What if I told you the way you show up when you are in strong emotion is one of the biggest lost opportunities for deeper intimacy? Understanding your own emotions and how to invite others into understanding your emotions is a learned behavior. Unfortunately, many of us were not taught this skill, and so, rely on our instinct and impulses, harming our relationships.
Over the next few posts, we're going discuss three very simple steps to effectively express your emotions. With practice in patience, applying these principles to your life will help you feel more connected and engaged with others—even when expressing negative emotions. This practice will cause you to no longer put people off or cause people to avoid you. 
The very first step is that you convert your own feelings into words. It is very common for a person to experience strong emotion and be asked, “how are you feeling?” Yet too many people lack the words to accurately express the emotion. Rather, the default expression is:
I’m angry...
I feel bad.. . 
I’m not happy…
But the more you take the time to check in with yourself, the better you develop an accurate description of what you're experiencing. Are you feeling disappointed? Are you feeling betrayed? Are you feeling confused, frustrated, or resentful? Are you enraged? These words, communicate the degree of pain or discomfort you are in. Taking time with yourself is the very first important thing to do.
What was modeled for many of us is that when you feel a negative emotion, you blow up and you vomit on other people in the moment. But what does that accomplish? How do you feel when someone just—all of a sudden—vomits on you? Even when you caused it, even when you made a mistake? Is it fun when someone pukes their negative emotion on you? Yet somehow, we were taught this this method of expressing negative emotion. On the opposite extreme, what was modeled is total shutdown, withdrawal or avoidance. On either extreme, we gain the exact opposite of what we really want. What we really want is to be understood. What we really want is to be connected with.

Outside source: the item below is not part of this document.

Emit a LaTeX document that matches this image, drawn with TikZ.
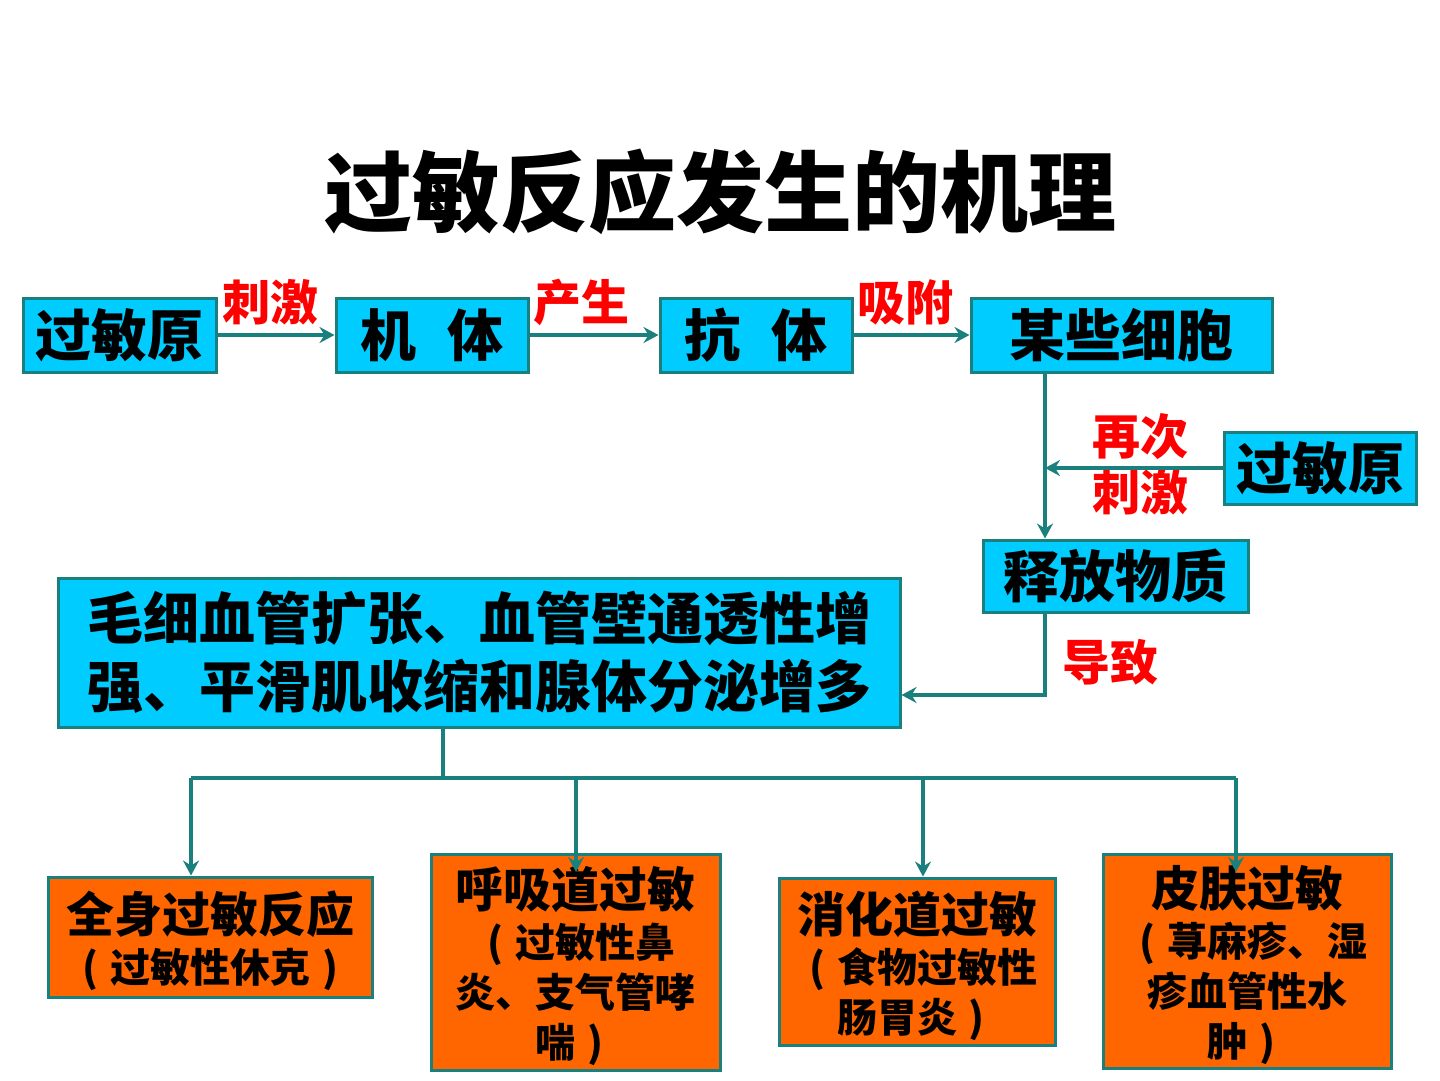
\documentclass[tikz,border=0pt]{standalone}
\usepackage{fontspec}
\setmainfont{Noto Sans CJK SC}
\usetikzlibrary{arrows.meta}
\definecolor{tealc}{RGB}{26,128,126}
\definecolor{cyanc}{RGB}{0,204,255}
\definecolor{orangec}{RGB}{255,102,0}
\definecolor{redc}{RGB}{255,0,0}
\newcommand\lpar{\makebox[1em]{(}}
\newcommand\rpar{\makebox[1em]{)}}
\begin{document}
\begin{tikzpicture}[x=1pt,y=-1pt,
  cbox/.style={draw=tealc, line width=3pt, fill=cyanc, inner sep=0pt, text=black,
    font=\bfseries\fontsize{56}{68}\selectfont},
  obox/.style={draw=tealc, line width=3pt, fill=orangec, inner sep=0pt, text=black, align=center,
    font=\bfseries\fontsize{40}{50}\selectfont},
  lbl/.style={text=redc, inner sep=0pt, font=\bfseries\fontsize{48}{50}\selectfont},
  conn/.style={draw=tealc, line width=4pt},
  arr/.style={conn, -{Stealth[length=15pt,width=16pt,inset=5pt]}}
]
\useasboundingbox (0,0) rectangle (1440,1080);
\fill[white] (0,0) rectangle (1440,1080);

\node[inner sep=0pt, font=\bfseries\fontsize{88}{92}\selectfont] (title) at (720,192) {过敏反应发生的机理};

\node[cbox, minimum width=193pt, minimum height=74pt] (al1) at (119.5,335) {过敏原};
\node[cbox, minimum width=192pt, minimum height=74pt] (body) at (432,335) {机\hspace{0.55em}体};
\node[cbox, minimum width=192pt, minimum height=74pt] (ab) at (756,335) {抗\hspace{0.55em}体};
\node[cbox, minimum width=301pt, minimum height=74pt] (cells) at (1121.5,335) {某些细胞};
\node[cbox, minimum width=192pt, minimum height=72pt] (al2) at (1320,468) {过敏原};
\node[cbox, minimum width=265pt, minimum height=72pt] (rel) at (1115.5,576) {释放物质};
\node[cbox, minimum width=842pt, minimum height=149pt, align=center] (big) at (479,652.5)
  {毛细血管扩张、血管壁通透性增\\强、平滑肌收缩和腺体分泌增多};

\node[lbl] (l1) at (270,302) {刺激};
\node[lbl] (l2) at (581,302) {产生};
\node[lbl] (l3) at (905,302) {吸附};
\node[lbl] (l4) at (1140,437) {再次};
\node[lbl] (l5) at (1140,492) {刺激};
\node[lbl] (l6) at (1110,662) {导致};

\node[obox, minimum width=324pt, minimum height=120pt] (A) at (210,937)
  {\rule{0pt}{50pt}{\fontsize{48}{52}\selectfont 全身过敏反应}\\\lpar 过敏性休克\rpar};
\node[obox, minimum width=289pt, minimum height=216pt] (B) at (575.5,962)
  {\rule{0pt}{50pt}{\fontsize{48}{52}\selectfont 呼吸道过敏}\\\lpar 过敏性鼻\\炎、支气管哮\\喘\rpar};
\node[obox, minimum width=276pt, minimum height=167pt] (C) at (917,961.5)
  {\rule{0pt}{50pt}{\fontsize{48}{52}\selectfont 消化道过敏}\\\lpar 食物过敏性\\肠胃炎\rpar};
\node[obox, minimum width=288pt, minimum height=214pt] (D) at (1247,961)
  {\rule{0pt}{50pt}{\fontsize{48}{52}\selectfont 皮肤过敏}\\\lpar 荨麻疹、湿\\疹血管性水\\肿\rpar};

\coordinate (vx) at (1045,0);
\coordinate (hy) at (0,695);
\coordinate (bx) at (443,0);
\coordinate (bus) at (0,778);
\coordinate (xa) at (191,0);
\coordinate (xb) at (576,0);
\coordinate (xc) at (923,0);
\coordinate (xd) at (1236,0);
\coordinate (endB) at (576,872);
\coordinate (endD) at (1236,872);

\draw[arr] (al1) -- (body);
\draw[arr] (body) -- (ab);
\draw[arr] (ab) -- (cells);
\draw[arr] (cells.south -| vx) -- (rel.north -| vx);
\draw[arr] (al2.west) -- (al2.west -| vx);
\draw[arr] (rel.south -| vx) |- (big.east |- hy);
\draw[conn] (big.south -| bx) -- (bus -| bx);
\draw[conn] (bus -| xa) -- (bus -| xd);
\draw[arr] (bus -| xa) -- (A.north -| xa);
\draw[arr] (bus -| xb) -- (endB);
\draw[arr] (bus -| xc) -- (C.north -| xc);
\draw[arr] (bus -| xd) -- (endD);
\end{tikzpicture}
\end{document}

But instead of seizing our connection opportunity, we vomit on people or totally withdraw.  
When people get vomited on, or when they are unsure about your withdrawal, they're going to find ways to avoid you more and more and more. Or in other instances, when they notice the little pressure buildup happening, they find convenient, exit doors to get away from you. 
So what do you want to do? You actually want to take a “time out.” You want time out, you want to have a conversation with yourself. This is your soul's way of telling you need to pay closer attention to yourself right now.
It’s time to attend to what you are experiencing in the emotional realm. 
What is it that I'm feeling? How can I express this in words and how can I take care of myself in this moment? How do I puzzle this out in words before I attempt to communicate it to another human being? Fifty percent of our interpersonal conflict can come to closure so much more quickly when we practice this very, very important step.
Take care of yourself and communicate with yourself in words. What are you actually feeling?